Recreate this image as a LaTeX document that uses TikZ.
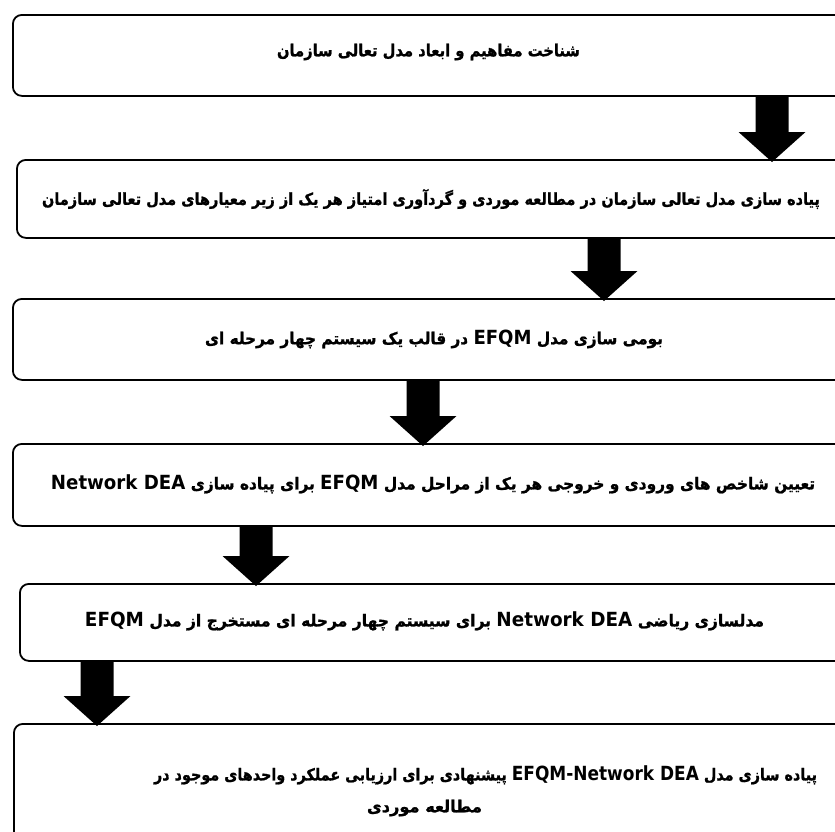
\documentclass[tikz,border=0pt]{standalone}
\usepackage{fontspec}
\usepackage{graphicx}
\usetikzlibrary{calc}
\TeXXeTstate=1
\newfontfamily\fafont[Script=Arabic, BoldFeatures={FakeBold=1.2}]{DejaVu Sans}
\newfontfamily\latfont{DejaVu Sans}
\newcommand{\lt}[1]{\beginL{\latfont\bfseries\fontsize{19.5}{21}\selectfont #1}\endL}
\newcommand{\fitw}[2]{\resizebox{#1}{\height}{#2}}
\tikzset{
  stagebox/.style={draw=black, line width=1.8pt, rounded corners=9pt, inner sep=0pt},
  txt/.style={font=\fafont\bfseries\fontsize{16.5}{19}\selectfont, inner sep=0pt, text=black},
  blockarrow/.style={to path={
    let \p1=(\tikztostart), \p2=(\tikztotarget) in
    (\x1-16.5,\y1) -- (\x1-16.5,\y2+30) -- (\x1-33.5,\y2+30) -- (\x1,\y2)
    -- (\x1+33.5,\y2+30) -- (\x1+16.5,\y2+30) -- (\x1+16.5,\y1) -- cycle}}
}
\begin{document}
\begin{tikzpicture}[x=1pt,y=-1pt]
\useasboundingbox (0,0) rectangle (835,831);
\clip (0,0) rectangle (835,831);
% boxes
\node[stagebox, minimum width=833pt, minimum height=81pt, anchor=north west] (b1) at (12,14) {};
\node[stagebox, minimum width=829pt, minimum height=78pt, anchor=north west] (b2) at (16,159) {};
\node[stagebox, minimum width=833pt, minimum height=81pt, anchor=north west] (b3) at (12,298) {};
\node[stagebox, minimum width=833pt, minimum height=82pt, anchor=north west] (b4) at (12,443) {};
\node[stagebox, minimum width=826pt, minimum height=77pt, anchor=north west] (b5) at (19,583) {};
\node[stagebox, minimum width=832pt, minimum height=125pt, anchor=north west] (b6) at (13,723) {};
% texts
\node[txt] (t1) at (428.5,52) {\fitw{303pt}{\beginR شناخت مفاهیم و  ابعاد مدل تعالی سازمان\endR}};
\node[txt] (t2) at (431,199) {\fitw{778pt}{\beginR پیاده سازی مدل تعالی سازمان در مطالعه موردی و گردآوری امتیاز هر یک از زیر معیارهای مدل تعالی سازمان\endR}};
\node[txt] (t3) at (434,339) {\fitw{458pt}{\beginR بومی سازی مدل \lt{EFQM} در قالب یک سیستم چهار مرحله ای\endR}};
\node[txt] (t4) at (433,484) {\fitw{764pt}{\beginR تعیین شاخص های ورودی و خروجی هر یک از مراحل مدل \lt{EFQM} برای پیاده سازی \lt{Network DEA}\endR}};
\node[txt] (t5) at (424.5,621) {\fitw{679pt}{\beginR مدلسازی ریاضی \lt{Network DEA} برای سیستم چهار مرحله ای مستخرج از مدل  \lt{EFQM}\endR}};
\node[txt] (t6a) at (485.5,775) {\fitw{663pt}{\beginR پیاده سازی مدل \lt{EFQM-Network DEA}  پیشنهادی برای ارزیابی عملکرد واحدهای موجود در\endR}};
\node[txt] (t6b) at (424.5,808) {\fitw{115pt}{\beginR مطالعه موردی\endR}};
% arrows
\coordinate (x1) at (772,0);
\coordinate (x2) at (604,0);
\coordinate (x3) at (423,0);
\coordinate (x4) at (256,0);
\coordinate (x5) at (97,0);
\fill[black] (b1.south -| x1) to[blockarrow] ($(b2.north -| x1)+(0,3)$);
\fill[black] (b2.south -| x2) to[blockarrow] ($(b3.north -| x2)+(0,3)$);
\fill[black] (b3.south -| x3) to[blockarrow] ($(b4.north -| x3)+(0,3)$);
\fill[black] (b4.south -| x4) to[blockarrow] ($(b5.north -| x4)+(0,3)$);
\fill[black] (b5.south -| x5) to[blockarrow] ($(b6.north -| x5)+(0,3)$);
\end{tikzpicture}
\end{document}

==========

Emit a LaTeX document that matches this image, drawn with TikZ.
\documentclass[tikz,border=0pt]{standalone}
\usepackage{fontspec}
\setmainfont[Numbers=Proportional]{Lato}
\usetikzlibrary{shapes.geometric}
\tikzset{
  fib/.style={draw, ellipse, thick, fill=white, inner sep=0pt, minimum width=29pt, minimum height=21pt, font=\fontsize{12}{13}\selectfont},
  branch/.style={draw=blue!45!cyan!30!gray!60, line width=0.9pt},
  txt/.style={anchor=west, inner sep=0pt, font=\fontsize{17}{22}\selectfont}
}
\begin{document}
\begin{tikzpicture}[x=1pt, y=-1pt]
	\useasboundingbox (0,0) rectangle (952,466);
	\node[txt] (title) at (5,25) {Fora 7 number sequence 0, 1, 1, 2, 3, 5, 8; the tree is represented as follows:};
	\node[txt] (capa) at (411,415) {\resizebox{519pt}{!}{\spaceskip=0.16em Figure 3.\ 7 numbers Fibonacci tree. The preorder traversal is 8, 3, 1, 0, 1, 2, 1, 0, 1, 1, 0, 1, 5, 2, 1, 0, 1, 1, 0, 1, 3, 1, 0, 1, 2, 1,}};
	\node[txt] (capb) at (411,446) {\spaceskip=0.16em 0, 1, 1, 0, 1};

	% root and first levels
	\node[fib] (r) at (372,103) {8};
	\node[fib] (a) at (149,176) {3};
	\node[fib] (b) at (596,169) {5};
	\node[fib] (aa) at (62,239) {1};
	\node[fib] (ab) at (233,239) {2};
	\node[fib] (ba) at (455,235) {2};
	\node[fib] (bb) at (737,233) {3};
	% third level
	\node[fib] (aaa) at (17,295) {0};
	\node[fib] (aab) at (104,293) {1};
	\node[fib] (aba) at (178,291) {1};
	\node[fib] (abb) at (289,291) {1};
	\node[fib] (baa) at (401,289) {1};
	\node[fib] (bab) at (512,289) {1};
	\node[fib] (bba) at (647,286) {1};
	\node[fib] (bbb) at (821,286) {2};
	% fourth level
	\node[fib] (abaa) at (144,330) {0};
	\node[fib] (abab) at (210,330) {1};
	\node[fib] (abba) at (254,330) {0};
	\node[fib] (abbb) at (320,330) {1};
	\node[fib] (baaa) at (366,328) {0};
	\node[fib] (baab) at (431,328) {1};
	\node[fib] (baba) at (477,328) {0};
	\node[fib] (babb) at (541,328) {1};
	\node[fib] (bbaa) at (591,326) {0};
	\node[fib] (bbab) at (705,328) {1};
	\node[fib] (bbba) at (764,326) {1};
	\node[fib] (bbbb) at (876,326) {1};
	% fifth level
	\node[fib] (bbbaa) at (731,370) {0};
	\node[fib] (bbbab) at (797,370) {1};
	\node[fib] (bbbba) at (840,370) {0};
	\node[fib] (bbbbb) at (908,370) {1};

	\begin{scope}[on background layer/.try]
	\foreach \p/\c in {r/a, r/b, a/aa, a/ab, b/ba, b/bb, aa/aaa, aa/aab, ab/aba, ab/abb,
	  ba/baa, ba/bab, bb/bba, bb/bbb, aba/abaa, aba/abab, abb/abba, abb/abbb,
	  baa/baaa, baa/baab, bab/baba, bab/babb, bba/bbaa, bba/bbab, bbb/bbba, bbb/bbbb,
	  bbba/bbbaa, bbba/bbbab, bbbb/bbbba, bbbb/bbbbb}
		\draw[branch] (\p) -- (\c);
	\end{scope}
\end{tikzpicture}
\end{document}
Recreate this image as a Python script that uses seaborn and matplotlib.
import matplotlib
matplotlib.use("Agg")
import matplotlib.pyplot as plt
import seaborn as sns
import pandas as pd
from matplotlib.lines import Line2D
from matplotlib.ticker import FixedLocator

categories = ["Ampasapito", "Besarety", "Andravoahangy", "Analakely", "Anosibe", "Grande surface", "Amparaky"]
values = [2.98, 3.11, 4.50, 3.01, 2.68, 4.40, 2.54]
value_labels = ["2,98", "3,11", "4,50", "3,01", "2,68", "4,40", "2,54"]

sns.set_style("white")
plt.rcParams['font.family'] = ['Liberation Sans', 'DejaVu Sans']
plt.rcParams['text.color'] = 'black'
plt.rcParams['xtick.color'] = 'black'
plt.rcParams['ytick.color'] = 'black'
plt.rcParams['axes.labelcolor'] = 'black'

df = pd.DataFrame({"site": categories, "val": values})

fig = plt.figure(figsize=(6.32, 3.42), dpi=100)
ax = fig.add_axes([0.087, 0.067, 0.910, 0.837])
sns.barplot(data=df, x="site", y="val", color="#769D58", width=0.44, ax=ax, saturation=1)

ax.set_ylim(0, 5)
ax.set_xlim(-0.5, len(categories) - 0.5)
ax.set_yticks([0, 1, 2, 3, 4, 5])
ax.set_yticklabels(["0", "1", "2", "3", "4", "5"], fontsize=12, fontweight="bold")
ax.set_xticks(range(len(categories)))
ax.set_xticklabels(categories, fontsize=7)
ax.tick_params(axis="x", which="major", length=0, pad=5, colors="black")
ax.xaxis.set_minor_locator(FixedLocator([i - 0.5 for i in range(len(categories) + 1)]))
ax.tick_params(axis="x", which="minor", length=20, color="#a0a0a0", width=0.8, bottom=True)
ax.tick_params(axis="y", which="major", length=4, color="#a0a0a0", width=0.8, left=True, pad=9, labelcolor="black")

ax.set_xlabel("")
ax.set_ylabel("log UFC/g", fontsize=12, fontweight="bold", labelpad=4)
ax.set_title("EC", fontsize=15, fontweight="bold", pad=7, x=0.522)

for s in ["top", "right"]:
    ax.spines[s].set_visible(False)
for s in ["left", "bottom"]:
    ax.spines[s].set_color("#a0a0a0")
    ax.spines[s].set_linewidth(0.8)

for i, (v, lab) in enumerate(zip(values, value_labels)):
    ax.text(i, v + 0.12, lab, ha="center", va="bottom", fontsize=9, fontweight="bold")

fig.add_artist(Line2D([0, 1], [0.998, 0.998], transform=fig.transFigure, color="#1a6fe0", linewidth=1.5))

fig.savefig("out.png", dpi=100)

==========

Your instructions: Exactly the lines above from the one with "Recreate this image as a Python" to the one with "from matplotlib.ticker import FixedLocator", both included, are to be quoted; leave the rest out.

Exercise response:
Recreate this image as a Python script that uses seaborn and matplotlib.
import matplotlib
matplotlib.use("Agg")
import matplotlib.pyplot as plt
import seaborn as sns
import pandas as pd
from matplotlib.lines import Line2D
from matplotlib.ticker import FixedLocator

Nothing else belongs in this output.